Update #2: He realized on his own that “gdlib” means the “GD extension” and agreed with me that it is indeed supported. It took him an extra 20 minutes to arrive at this. @texnixe I have a request to make life easier for tech support agents in the future: Can you guys reword that “gdlib” requirement in the Kirby requirements section and refer to it instead as “GD extension”, which is how it is referred to by the majority of users, as well as on the phpinfo() output? (If you Google “gdlib php extension” you’ll see that none of the top 10 search results refer to the GD extension as “gdlib”.) This will help the less savvy tech support agents confirm that servers are indeed Kirby-compatible.

While this thing is indeed GD Library (short gdlib), we can of course add “GD extension” as additional information :upside_down_face:

Thanks, just a thought. I read “gdlib” as “GD library” myself, but of course I’m a developer and that’s quite intuitive to me. Tech support agents of web hosts aren’t necessarily quite as savvy.

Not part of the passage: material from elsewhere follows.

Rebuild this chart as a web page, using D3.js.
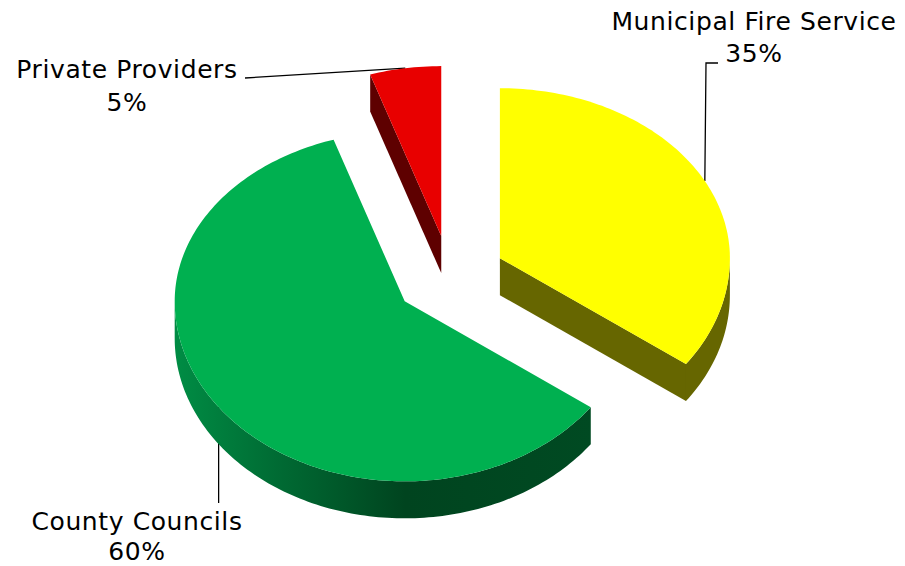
<!DOCTYPE html>
<html>
<head>
<meta charset="utf-8">
<script src="https://cdn.jsdelivr.net/npm/d3@7"></script>
<style>
  body { margin: 0; background: #fff; }
  text { font-family: "DejaVu Sans", Verdana, sans-serif; font-size: 25px; letter-spacing: 0.6px; fill: #000; }
</style>
</head>
<body>
<div id="chart"></div>
<script>
// chart data
const categories = ["Municipal Fire Service", "County Councils", "Private Providers"];
const values = [35, 60, 5];
const percentLabels = ["35%", "60%", "5%"];

const topColors = ["#ffff00", "#00b050", "#e80000"];
const sideColors = ["#666600", "#004a22", "#5e0000"];

const width = 905, height = 566;
const cx = 450, cy = 277;
const rx = 230;
const ryBack = 170, ryFront = 180; // a bit of perspective
const depth = 37;
const explode = 56;

const svg = d3.select("#chart")
    .append("svg")
    .attr("width", width)
    .attr("height", height);

const defs = svg.append("defs");
const grad = defs.append("linearGradient")
    .attr("id", "greenWall")
    .attr("gradientUnits", "userSpaceOnUse")
    .attr("x1", 176).attr("x2", 593).attr("y1", 0).attr("y2", 0);
grad.append("stop").attr("offset", "0%").attr("stop-color", "#008c44");
grad.append("stop").attr("offset", "25%").attr("stop-color", "#006a33");
grad.append("stop").attr("offset", "55%").attr("stop-color", "#00441f");
grad.append("stop").attr("offset", "100%").attr("stop-color", "#004a22");

const pie = d3.pie().sort(null).startAngle(0).endAngle(2 * Math.PI);
const arcs = pie(values);

// slice center after exploding along mid angle
function center(d) {
    const mid = (d.startAngle + d.endAngle) / 2;
    return [cx + Math.sin(mid) * explode, cy - Math.cos(mid) * explode * ryBack / rx];
}
function rim(c, a, dz) {
    const cs = Math.cos(a);
    const ry = cs > 0 ? ryBack : ryFront;
    return [c[0] + Math.sin(a) * rx, c[1] - cs * ry + (dz || 0)];
}
function arcPoints(c, a0, a1, dz) {
    const n = Math.max(2, Math.ceil(Math.abs(a1 - a0) / 0.02));
    return d3.range(n + 1).map(i => rim(c, a0 + (a1 - a0) * i / n, dz));
}
const line = d3.line();

// leader lines & labels (behind the pie)
const leaders = [
    { pts: d => [rim(center(d), (d.startAngle + d.endAngle) / 2), [706, 63], [718, 63]],
      lx: 754, ly: [30, 62] },
    { pts: d => { const p = rim(center(d), (d.startAngle + d.endAngle) / 2); return [p, [p[0], 503]]; },
      lx: 137, ly: [530, 560] },
    { pts: d => [rim(center(d), (d.startAngle + d.endAngle) / 2), [245, 78]],
      lx: 127, ly: [78, 111] }
];

arcs.forEach((d, i) => {
    svg.append("path")
        .attr("d", line(leaders[i].pts(d)))
        .attr("fill", "none")
        .attr("stroke", "#000")
        .attr("stroke-width", 1.3);
    const t = svg.append("text").attr("text-anchor", "middle");
    t.append("tspan").attr("x", leaders[i].lx).attr("y", leaders[i].ly[0]).text(categories[i]);
    t.append("tspan").attr("x", leaders[i].lx).attr("y", leaders[i].ly[1]).text(percentLabels[i]);
});

// draw slices back to front: private, municipal, county
const order = [2, 0, 1];
order.forEach(i => {
    const d = arcs[i];
    const c = center(d);
    const g = svg.append("g");
    const side = i === 1 ? "url(#greenWall)" : sideColors[i];
    const a0 = d.startAngle, a1 = d.endAngle;

    // radial faces
    if (Math.sin(a0) < -1e-6) {
        const p = rim(c, a0);
        g.append("path")
            .attr("d", line([c, p, [p[0], p[1] + depth], [c[0], c[1] + depth]]) + "Z")
            .attr("fill", sideColors[i]);
    }
    if (Math.sin(a1) > 1e-6) {
        const p = rim(c, a1);
        g.append("path")
            .attr("d", line([c, p, [p[0], p[1] + depth], [c[0], c[1] + depth]]) + "Z")
            .attr("fill", sideColors[i]);
    }

    // outer wall, front part only (90deg..270deg)
    const w0 = Math.max(a0, Math.PI / 2), w1 = Math.min(a1, 3 * Math.PI / 2);
    if (w1 > w0) {
        const topEdge = arcPoints(c, w0, w1, 0);
        const botEdge = arcPoints(c, w1, w0, depth);
        g.append("path")
            .attr("d", line(topEdge.concat(botEdge)) + "Z")
            .attr("fill", side);
    }

    // top face
    g.append("path")
        .attr("d", line([c].concat(arcPoints(c, a0, a1, 0))) + "Z")
        .attr("fill", topColors[i]);
});
</script>
</body>
</html>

So, the agent has finally determined that the server does not support PATCH requests after all, even though they return an HTTP 200 response (this might be good for you to know in future; I guess there’s a way to prohibit those requests in Apache while fooling you into thinking they’re still successful?). He’s suggesting I upgrade to a VPS.

@texnixe I’m curious why Kirby requires PATCH support as an essential part of functioning, when the support for PATCH is so inconsistent across web hosts (necessitating an explicit note about it on the requirements page)? Shouldn’t there be a fallback using PUT? Seems the main benefit of PATCH over PUT is just reduced bandwidth, and backup using PUT would be a perfectly fine substitute. Most REST APIs don’t even seem to bother implementing PATCH (perhaps for good reason – spotty support across hosts).

@texnixe I’m basically begging the host to enable PATCH on their shared VPS environment, and they said they sadly cannot. So they’ll be losing a customer, and now I have to spend an extra several hours migrating the site to a new host, email accounts and everything. What a downright drag.